Rebuilding After Hurricane Matthew
As a father, one of Jean Benjamin Brison’s top priorities is to protect his family. That’s why in the early morning hours of October 4, 2016, as forceful winds from Hurricane Matthew started rattling the doors and windows of his home, the 40-year-old father of three told his frightened children to get under the dining room table.
“It was about one o’clock in the morning. The wind was very loud and strong. I woke up my daughters and told them to get under the table. I thought that would protect them from getting hurt.”
Jean (left) explaining what happened the night of the hurricane
And indeed, it did. No one in Jean’s family was physically injured as the Category 4 storm made its way across Haiti’s Southern Peninsula. But everything in the house was destroyed, as well as nearly all of their crops and livestock.
“Our beds, clothes, everything was ruined. I had five goats, three sheep and two pigs. Now, I only have one pig. All theother animals died. The next morning, I found them there,” he said pointing to an area behind his house.
In the immediate aftermath of the hurricane, Jean felt discouraged and overwhelmed by the weight of the devastation and destruction it caused. Born and raised in Cassis, a rural, mountainous village about an hour from the coastal city of Les Cayes, he has lived through hurricanes and tropical storms before. But, this one was different.
“We are used to hurricanes. There’s usually some rain and wind, and then it’s over. We had heard on the radio that a hurricane was coming, but I have never seen anything like this in my life. Never.”
Hurricane Matthew destroyed Jean’s home where he lived with his wife and three children
In December, the Smallholder Farmer’s Alliance (SFA) introduced an agricultural recovery project to help families in Cassis and seven surrounding communities rebuild. Supported with funding from Project Medishare, the project provided 800 families with the seeds, tools and training needed to make their farms productive again. In addition, the farmers received assistance in establishing four nurseries, which are expected to generate a minimum of 40,000 trees this year. The project brought with it a glimmer of hope to Jean and other famers in his community.
“Since the hurricane, we have been living with a neighbor. My mom and sisters live in a tent. I couldn’t do anything for them. I didn’t know what I would do,” said Jean, pausing for a moment before continuing. “When [Agronomist] Abel came to talk to farmers in our [peasant’s association] about this project, I felt encouraged. I felt that maybe now I would have a chance.”

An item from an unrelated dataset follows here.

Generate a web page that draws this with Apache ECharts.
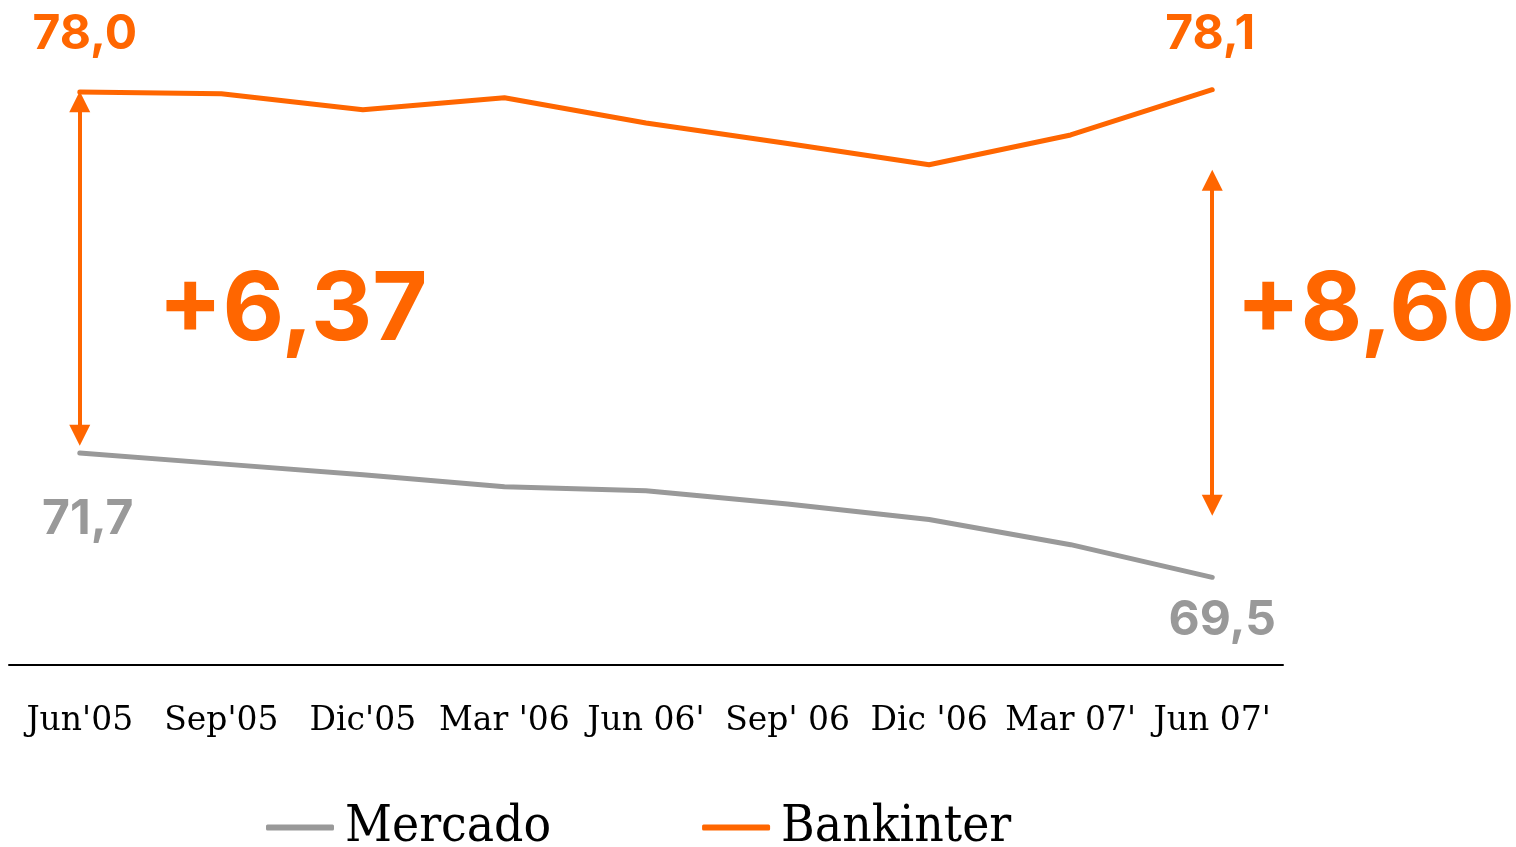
<!DOCTYPE html>
<html>
<head>
<meta charset="utf-8">
<title>Mercado vs Bankinter</title>
<script src="https://cdn.jsdelivr.net/npm/echarts@6/dist/echarts.min.js"></script>
<style>
html,body{margin:0;padding:0;background:#fff;}
#main{width:1516px;height:847px;}
</style>
</head>
<body>
<div id="main"></div>
<script>
// datos
var categorias = ["Jun'05", "Sep'05", "Dic'05", "Mar '06", "Jun 06'", "Sep' 06", "Dic '06", "Mar 07'", "Jun 07'"];
var mercado = [71.7, 71.51, 71.32, 71.11, 71.04, 70.81, 70.54, 70.10, 69.53];
var bankinter = [78.0, 77.97, 77.69, 77.9, 77.46, 77.1, 76.73, 77.25, 78.04];
// etiquetas de los extremos (inicio, fin)
var etiqMercado = ["71,7", "69,5"];
var etiqBankinter = ["78,0", "78,1"];
var difInicio = "+6,37";
var difFin = "+8,60";
// flechas de diferencia: [categoria, valor arriba, valor abajo]
var flechaInicio = [0, 77.83, 72.01];
var flechaFin = [8, 76.46, 70.79];

var naranja = "#ff6600";
var gris = "#999999";

// solo primer y ultimo punto llevan etiqueta
function buildData(arr, etiq, color, offIni, offFin){
	var out = [];
	for(var i=0;i<arr.length;i++){
		var item = {value: arr[i]};
		if(i==0 || i==arr.length-1){
			item.label = {
				show: true,
				position: "inside",
				offset: i==0 ? offIni : offFin,
				formatter: i==0 ? etiq[0] : etiq[1],
				color: color,
				fontFamily: "Inter",
				fontWeight: "bold",
				fontSize: 48
			};
		}
		out.push(item);
	}
	return out;
}

function flecha(f){
	return [{coord: [f[0], f[1]]}, {coord: [f[0], f[2]]}];
}

var myChart = echarts.init(document.getElementById('main'));

var option = {
	animation: false,
	grid: {
		left: 9,
		right: 233,
		top: 34.7,
		bottom: 182
	},
	legend: {
		left: 261,
		top: 797,
		itemWidth: 68,
		itemHeight: 6,
		itemGap: 151,
		icon: "roundRect",
		textStyle: {
			fontFamily: "DejaVu Serif Condensed",
			fontSize: 51,
			color: "#000",
			padding: [0, 0, 0, 6]
		},
		data: ["Mercado", "Bankinter"]
	},
	xAxis: {
		type: "category",
		data: categorias,
		boundaryGap: true,
		axisLine: {lineStyle: {color: "#000", width: 2}},
		axisTick: {show: false},
		axisLabel: {
			margin: 40,
			fontFamily: "DejaVu Serif",
			fontSize: 33,
			color: "#000",
			interval: 0
		}
	},
	yAxis: {
		type: "value",
		min: 68,
		max: 79,
		show: false
	},
	graphic: [
		{
			type: "text",
			left: 158,
			top: 264,
			style: {
				text: difInicio,
				fill: naranja,
				font: "bold 95px Inter"
			}
		},
		{
			type: "text",
			left: 1236,
			top: 264,
			style: {
				text: difFin,
				fill: naranja,
				font: "bold 95px Inter"
			}
		}
	],
	series: [
		{
			name: "Mercado",
			type: "line",
			data: buildData(mercado, etiqMercado, gris, [8, 67], [10, 43]),
			symbol: "circle",
			symbolSize: 0.1,
			itemStyle: {color: gris},
			lineStyle: {color: gris, width: 5, cap: "round"},
			z: 2
		},
		{
			name: "Bankinter",
			type: "line",
			data: buildData(bankinter, etiqBankinter, naranja, [5, -57], [-2, -55]),
			symbol: "circle",
			symbolSize: 0.1,
			itemStyle: {color: naranja},
			lineStyle: {color: naranja, width: 5, cap: "round"},
			z: 3,
			markLine: {
				silent: true,
				symbol: ["triangle", "triangle"],
				symbolSize: 21,
				lineStyle: {color: naranja, width: 4, type: "solid"},
				label: {show: false},
				data: [flecha(flechaInicio), flecha(flechaFin)]
			}
		}
	]
};
myChart.setOption(option);
</script>
</body>
</html>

As the manager of the nursery in Cassis, Jean ensures that farmers take turns caring for the fruit and timber trees until they’re mature enough to be distributed and planted. Every Monday, Wednesday and Thursday, farmers tend to tree varieties such as moringa, orange, cherry, papaya, cedar, mango and acacia. Caring for the nursery is a sense of pride for the farmers, and helps them remain optimistic as they wait to benefit from the fruits of their labor.
Tree nursery in Cassis, which will help reforest the community and provide an income for farmers
While Jean feels more hopeful about the future, he and his family are still dealing with the psychological effects of the hurricane. He’s noticed a change in his childrens’ appetite, and whenever there’s a gust of wind, they get scared. His oldest daughter regularly visits their damaged house.
“My daughter will come to the house and just stand inside saying: Papa, look at our house. Look where we used to live. Why did God let this happen?”
Jean’s family lived in the house for 13 years. Though nothing can replace their old home and the memories they shared there, he is ready to rebuild.
“Because of SFA, I have hope. Now that I know I can earn money again, I got a loan to build a new house for my family,” Jean said with a broad smile. He plans to build his new home on the plot of land just below the old one.